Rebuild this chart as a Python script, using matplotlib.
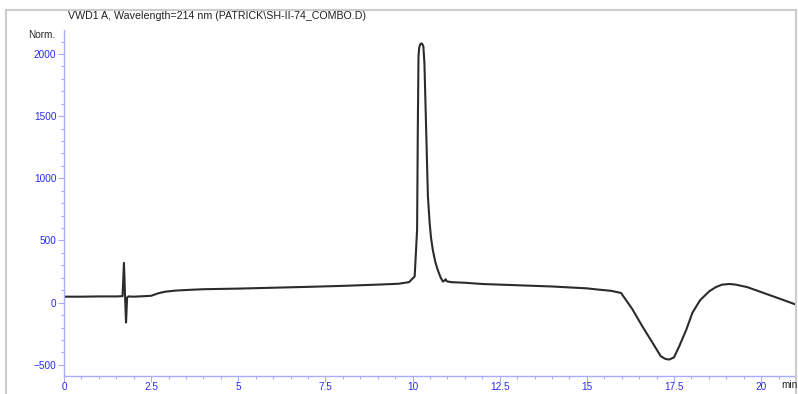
import matplotlib.pyplot as plt
from matplotlib.lines import Line2D
from matplotlib.ticker import MultipleLocator

plt.rcParams['font.family'] = ['Liberation Sans', 'DejaVu Sans']

# retention time (min) and detector signal (mAU) of the VWD1 A trace
time_min = [0.0, 0.5, 1.0, 1.5, 1.68, 1.72, 1.75, 1.78, 1.81, 1.85, 2.0, 2.3, 2.5,
            2.7, 2.9, 3.2, 3.6, 4.0, 5.0, 6.0, 7.0, 8.0, 9.0, 9.6, 9.9, 10.06,
            10.13, 10.15, 10.17, 10.19, 10.22, 10.25, 10.28, 10.31, 10.34,
            10.39, 10.44, 10.49, 10.53, 10.58, 10.65, 10.72, 10.8, 10.87,
            10.92, 10.95, 10.98, 11.1, 11.5, 12.0, 13.0, 14.0, 15.0, 15.36,
            15.7, 15.98, 16.3, 16.59, 16.9, 17.12, 17.25, 17.36, 17.5, 17.65,
            17.85, 18.03, 18.25, 18.51, 18.7, 18.88, 19.1, 19.27, 19.6, 19.94,
            20.3, 20.7, 21.0]
signal = [48, 48, 50, 50, 52, 320, 60, -160, 40, 50, 48, 52, 55,
          75, 88, 97, 103, 108, 113, 120, 127, 135, 145, 152, 165, 211,
          586, 1390, 1980, 2050, 2078, 2085, 2080, 2060, 1925,
          1390, 855, 640, 520, 425, 330, 265, 205, 170,
          178, 188, 172, 165, 160, 150, 140, 130, 115, 104,
          95, 78, -50, -190, -330, -431, -452, -458, -440, -351,
          -220, -80, 20, 91, 125, 145, 150, 145, 125, 91,
          55, 15, -16]

x_major = 2.5
y_major = 500
axis_blue = '#aaaaff'
label_blue = '#2a2af0'

fig = plt.figure(figsize=(7.98, 3.94), dpi=100)
ax = fig.add_axes([64 / 798, 18 / 394, 732 / 798, 346 / 394])

ax.plot(time_min, signal, color='#2b2b2b', linewidth=1.5)

ax.set_xlim(0, 21)
ax.set_ylim(-590, 2193)

ax.xaxis.set_major_locator(MultipleLocator(x_major))
ax.xaxis.set_minor_locator(MultipleLocator(0.5))
ax.yaxis.set_major_locator(MultipleLocator(y_major))
ax.yaxis.set_minor_locator(MultipleLocator(100))
ax.xaxis.set_major_formatter(lambda v, p: f'{v:g}')

for side in ['top', 'right']:
    ax.spines[side].set_visible(False)
for side in ['left', 'bottom']:
    ax.spines[side].set_color(axis_blue)
    ax.spines[side].set_linewidth(1.0)

ax.tick_params(which='major', length=4, width=0.8, color=axis_blue,
               labelcolor=label_blue, labelsize=7.2, pad=1.5)
ax.tick_params(axis='x', which='major', pad=0.5)
ax.tick_params(which='minor', length=2.5, width=0.8, color=axis_blue)

# outer grey frame
frame_kw = dict(color='#cccccc', linewidth=1.5, transform=fig.transFigure)
fig.add_artist(Line2D([6 / 798, 796 / 798], [1 - 10 / 394, 1 - 10 / 394], **frame_kw))
fig.add_artist(Line2D([6 / 798, 6 / 798], [0, 1 - 10 / 394], **frame_kw))
fig.add_artist(Line2D([796 / 798, 796 / 798], [0, 1 - 10 / 394], **frame_kw))

fig.text(68 / 798, 1 - 16 / 394,
         'VWD1 A, Wavelength=214 nm (PATRICK\\SH-II-74_COMBO.D)',
         fontsize=7.7, va='center', ha='left', color='#222222')
fig.text(55 / 798, 1 - 35 / 394, 'Norm.', fontsize=7.2, va='center', ha='right',
         color='#222222')
fig.text(781 / 798, 1 - 385 / 394, 'min', fontsize=7.2, va='center', ha='left',
         color='#222222')

fig.savefig('out.png', dpi=100)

▸ **Short exercise**: Which lines in the data above contain "matplotlib"? Show each one.

▸ **Result**:
Rebuild this chart as a Python script, using matplotlib.
import matplotlib.pyplot as plt
from matplotlib.lines import Line2D
from matplotlib.ticker import MultipleLocator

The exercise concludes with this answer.